Leave out the images and repeat the listing below without a single change.
################
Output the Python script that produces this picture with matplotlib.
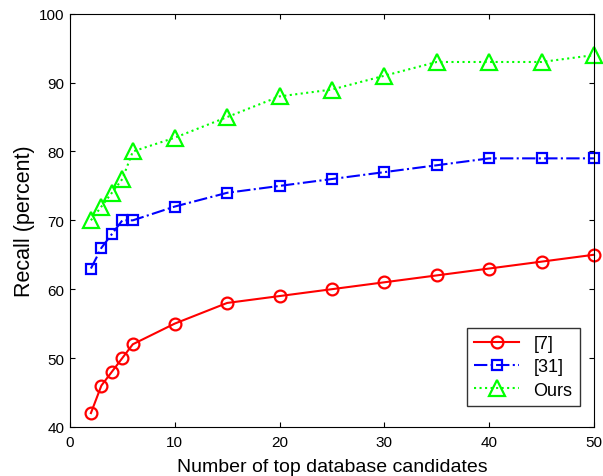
import matplotlib
matplotlib.use("Agg")
import matplotlib.pyplot as plt

plt.rcParams["font.family"] = ["Liberation Sans", "DejaVu Sans"]

k = [2, 3, 4, 5, 6, 10, 15, 20, 25, 30, 35, 40, 45, 50]
ref7 = [42, 46, 48, 50, 52, 55, 58, 59, 60, 61, 62, 63, 64, 65]
ref31 = [63, 66, 68, 70, 70, 72, 74, 75, 76, 77, 78, 79, 79, 79]
ours = [70, 72, 74, 76, 80, 82, 85, 88, 89, 91, 93, 93, 93, 94]

fig = plt.figure(figsize=(6.03, 4.77), dpi=100)
ax = fig.add_axes([0.116, 0.103, 0.869, 0.866])

ax.plot(k, ref7, "-o", color="#ff0000", lw=1.5, ms=8.5, mfc="none", mew=1.6, label="[7]", clip_on=False)
ax.plot(k, ref31, "-.s", color="#0000ff", lw=1.5, ms=7, mfc="none", mew=1.6, label="[31]", clip_on=False)
ax.plot(k, ours, ":^", color="#00ff00", lw=1.5, ms=11, mfc="none", mew=1.6, label="Ours", clip_on=False)

ax.set_xlim(0, 50)
ax.set_ylim(40, 100)
ax.set_xticks(range(0, 51, 10))
ax.set_yticks(range(40, 101, 10))
ax.tick_params(direction="in", labelsize=11, top=True, right=True)
ax.tick_params(axis="x", pad=6)
ax.tick_params(axis="y", pad=4)
ax.set_xlabel("Number of top database candidates", fontsize=14, labelpad=6)
ax.set_ylabel("Recall (percent)", fontsize=15.5, labelpad=3)

leg = ax.legend(loc="lower right", bbox_to_anchor=(0.973, 0.051), borderaxespad=0,
                fontsize=13, fancybox=False, edgecolor="black",
                handlelength=2.5, labelspacing=0.35)
leg.get_frame().set_linewidth(1.0)

fig.savefig("out.png", dpi=100)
################
### The response
Output the Python script that produces this picture with matplotlib.
import matplotlib
matplotlib.use("Agg")
import matplotlib.pyplot as plt

plt.rcParams["font.family"] = ["Liberation Sans", "DejaVu Sans"]

k = [2, 3, 4, 5, 6, 10, 15, 20, 25, 30, 35, 40, 45, 50]
ref7 = [42, 46, 48, 50, 52, 55, 58, 59, 60, 61, 62, 63, 64, 65]
ref31 = [63, 66, 68, 70, 70, 72, 74, 75, 76, 77, 78, 79, 79, 79]
ours = [70, 72, 74, 76, 80, 82, 85, 88, 89, 91, 93, 93, 93, 94]

fig = plt.figure(figsize=(6.03, 4.77), dpi=100)
ax = fig.add_axes([0.116, 0.103, 0.869, 0.866])

ax.plot(k, ref7, "-o", color="#ff0000", lw=1.5, ms=8.5, mfc="none", mew=1.6, label="[7]", clip_on=False)
ax.plot(k, ref31, "-.s", color="#0000ff", lw=1.5, ms=7, mfc="none", mew=1.6, label="[31]", clip_on=False)
ax.plot(k, ours, ":^", color="#00ff00", lw=1.5, ms=11, mfc="none", mew=1.6, label="Ours", clip_on=False)

ax.set_xlim(0, 50)
ax.set_ylim(40, 100)
ax.set_xticks(range(0, 51, 10))
ax.set_yticks(range(40, 101, 10))
ax.tick_params(direction="in", labelsize=11, top=True, right=True)
ax.tick_params(axis="x", pad=6)
ax.tick_params(axis="y", pad=4)
ax.set_xlabel("Number of top database candidates", fontsize=14, labelpad=6)
ax.set_ylabel("Recall (percent)", fontsize=15.5, labelpad=3)

leg = ax.legend(loc="lower right", bbox_to_anchor=(0.973, 0.051), borderaxespad=0,
                fontsize=13, fancybox=False, edgecolor="black",
                handlelength=2.5, labelspacing=0.35)
leg.get_frame().set_linewidth(1.0)

fig.savefig("out.png", dpi=100)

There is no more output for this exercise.